To make all the kernel options easier and create an initrd in one command, use genkernel with the "--oldconfig" option. This will use what you are running now as a example. Of course it is a good thing to double check the kernel options by adding "--menuconfig" to genkernel. The disadvantage of using genkernel to help you in the process of compiling and creating an initrd file is it adds modules that you do not need.

Linux does not have a lot of options to configure for power management. Also desktops are still horrible for power management. If you are not using the computer, run folding@home or seti@home. If you prefer a noiseless environment, that will be a problem. You can use cpufreqd, laptop-tools, and apcid to help with power management. Suspend to RAM or suspend to disk does not always work.

Just to note if you are going to install GUI, make sure consolekit, consolefont, hald, and dbus are enabled or else X11 will have problems. Also make sure you state vga=ask for the kernel line in your boot loader or else you will not be able to switch from console to GUI.

mothergoose729 12-13-2009 07:17 PM

Thanks a lot electro, this is all the intormation I need.

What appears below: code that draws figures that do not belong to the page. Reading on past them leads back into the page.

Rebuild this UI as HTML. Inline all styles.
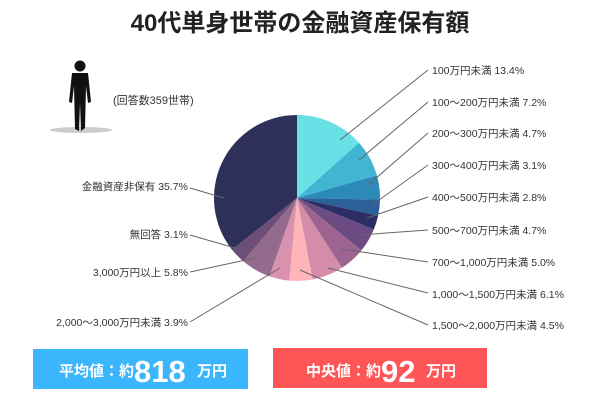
<!DOCTYPE html>
<html><head><meta charset="utf-8"><style>
body{margin:0;width:600px;height:400px;background:#fff;overflow:hidden;font-family:"Liberation Sans","Noto Sans CJK JP",sans-serif}
</style></head><body>
<svg width="600" height="400" viewBox="0 0 600 400" xmlns="http://www.w3.org/2000/svg" font-family="Liberation Sans, Noto Sans CJK JP, sans-serif">
<text x="300" y="31" text-anchor="middle" font-size="24" font-weight="bold" fill="#222">40代単身世帯の金融資産保有額</text>
<ellipse cx="81" cy="130" rx="31" ry="3" fill="#ccc"/>
<g fill="#111">
<circle cx="80" cy="66" r="5.5"/>
<path d="M72 73 L88 73 L91 102 L88 103 L86 86 L85 128 L81 131 L80 103 L79 131 L75 129 L74 86 L72 103 L69 102 Z"/>
</g>
<text x="113" y="104" font-size="11" fill="#333">(回答数359世帯)</text>
<g id="pie"></g>
<g stroke="#666" stroke-width="1">
<line x1="340" y1="140" x2="428" y2="70"/>
<line x1="359" y1="160" x2="428" y2="102"/>
<line x1="367" y1="186" x2="428" y2="133"/>
<line x1="372" y1="205" x2="428" y2="165"/>
<line x1="367" y1="218" x2="428" y2="197"/>
<line x1="359" y1="235" x2="428" y2="230"/>
<line x1="342" y1="249" x2="428" y2="262"/>
<line x1="328" y1="268" x2="428" y2="293"/>
<line x1="300" y1="270" x2="428" y2="325"/>
<line x1="280" y1="268" x2="190" y2="322"/>
<line x1="255" y1="258" x2="190" y2="272"/>
<line x1="235" y1="248" x2="190" y2="235"/>
<line x1="224" y1="198" x2="190" y2="188"/>
</g>
<g font-size="10.5" fill="#333" font-family="Liberation Sans Narrow, Liberation Sans, Noto Sans CJK JP, sans-serif">
<text x="432" y="74">100万円未満 13.4%</text>
<text x="432" y="106">100～200万円未満 7.2%</text>
<text x="432" y="137">200～300万円未満 4.7%</text>
<text x="432" y="169">300～400万円未満 3.1%</text>
<text x="432" y="201">400～500万円未満 2.8%</text>
<text x="432" y="234">500～700万円未満 4.7%</text>
<text x="432" y="266">700～1,000万円未満 5.0%</text>
<text x="432" y="298">1,000～1,500万円未満 6.1%</text>
<text x="432" y="329">1,500～2,000万円未満 4.5%</text>
</g>
<g font-size="10.5" fill="#333" text-anchor="end" font-family="Liberation Sans Narrow, Liberation Sans, Noto Sans CJK JP, sans-serif">
<text x="188" y="190">金融資産非保有 35.7%</text>
<text x="188" y="238">無回答 3.1%</text>
<text x="188" y="276">3,000万円以上 5.8%</text>
<text x="188" y="326">2,000～3,000万円未満 3.9%</text>
</g>
<rect x="33" y="349" width="215" height="40" fill="#3bb5fb"/>
<rect x="273" y="348" width="214" height="40" fill="#fe5656"/>
<g fill="#fff" font-weight="bold">
<text x="59" y="376" font-size="15">平均値：約</text>
<text x="134" y="382" font-size="31">818</text>
<text x="197" y="376" font-size="15">万円</text>
<text x="306" y="376" font-size="15">中央値：約</text>
<text x="381" y="382" font-size="31">92</text>
<text x="426" y="376" font-size="15">万円</text>
</g>
</svg>
<script>
var v=[13.4,7.2,4.7,3.1,2.8,4.7,5.0,6.1,4.5,3.9,5.8,3.1,35.7];
var c=["#67e0e6","#40b6d2","#2b8ab8","#2c6098","#2c2f66","#6c4a82","#9d6391","#d48ca9","#ffb4ba","#d992ad","#946a8d","#6d4e78","#2f305a"];
var cx=297,cy=198,r=83,a=0,s="";
for(var i=0;i<v.length;i++){var a2=a+v[i]/100*2*Math.PI;
var x1=cx+r*Math.sin(a),y1=cy-r*Math.cos(a),x2=cx+r*Math.sin(a2),y2=cy-r*Math.cos(a2);
s+='<path d="M'+cx+' '+cy+' L'+x1+' '+y1+' A'+r+' '+r+' 0 '+(v[i]>50?1:0)+' 1 '+x2+' '+y2+' Z" fill="'+c[i]+'"/>';a=a2;}
document.getElementById("pie").innerHTML=s;
</script>
</body></html>
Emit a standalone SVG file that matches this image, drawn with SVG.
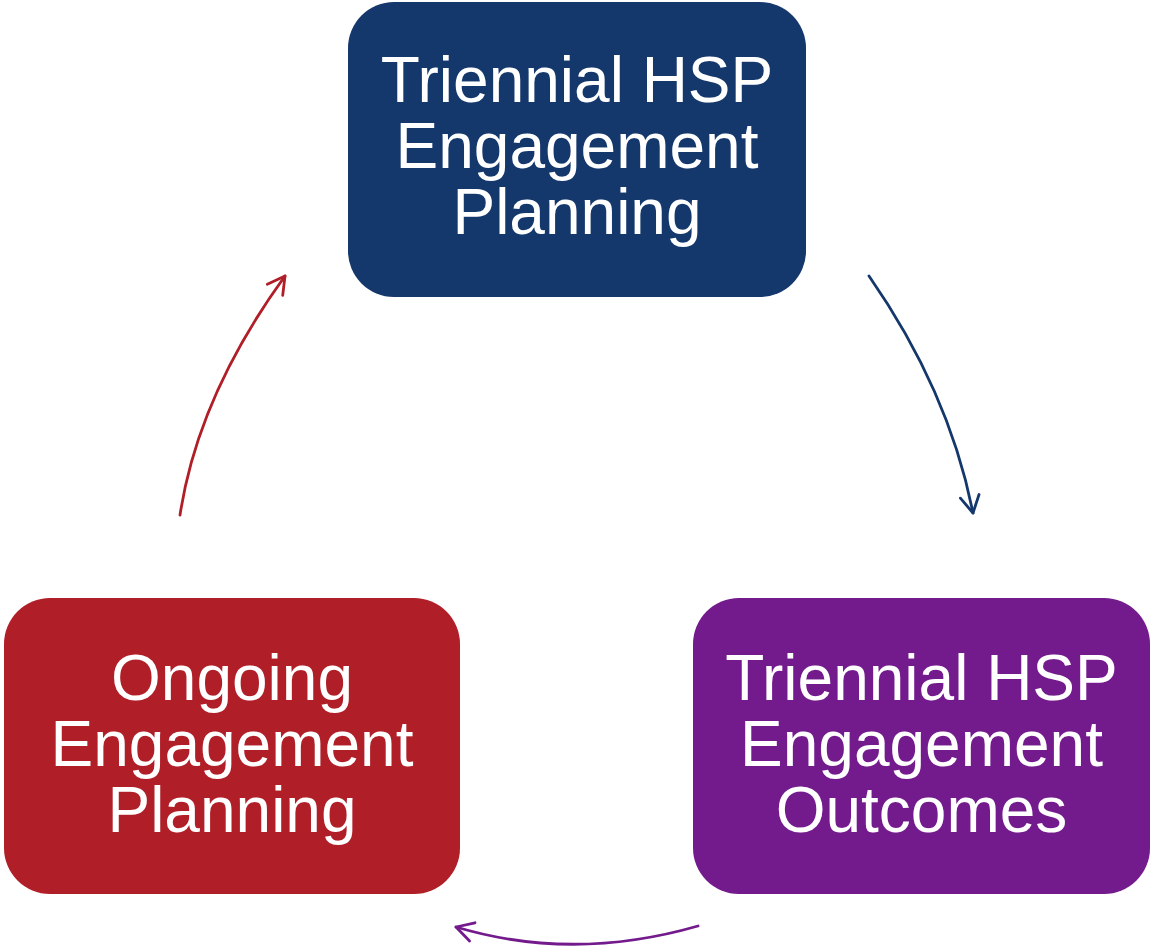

So from this I gather I should:

disable EFI settings
Modularize anything that sounds close to my sound card
I know for sure I have an nforce chipset, and I am pretty sure it uses forcedeth, so it should be fine just enabling these if I feel confident?
I am going to keep the voltage current items disabled
not going to enable kernel level vm
I need AGP support
The LCD stuff is safe to disable

Perfect, thanks a lot for this. I have had this computer in use with slackware and everything I wanted worked pretty well with this distro, so I have high hopes for this one. Thanks a lot for your help.

EDIT: I researched my sound card and found that it is made by the company ALSA. I have the ALSA PCI drive set to module and the HD Audio->ALSA codec suppor and NVIDIA HDMI codec support drivers set to enabled. The others, for creative, intel, ATI, ect I set to disabled. Good?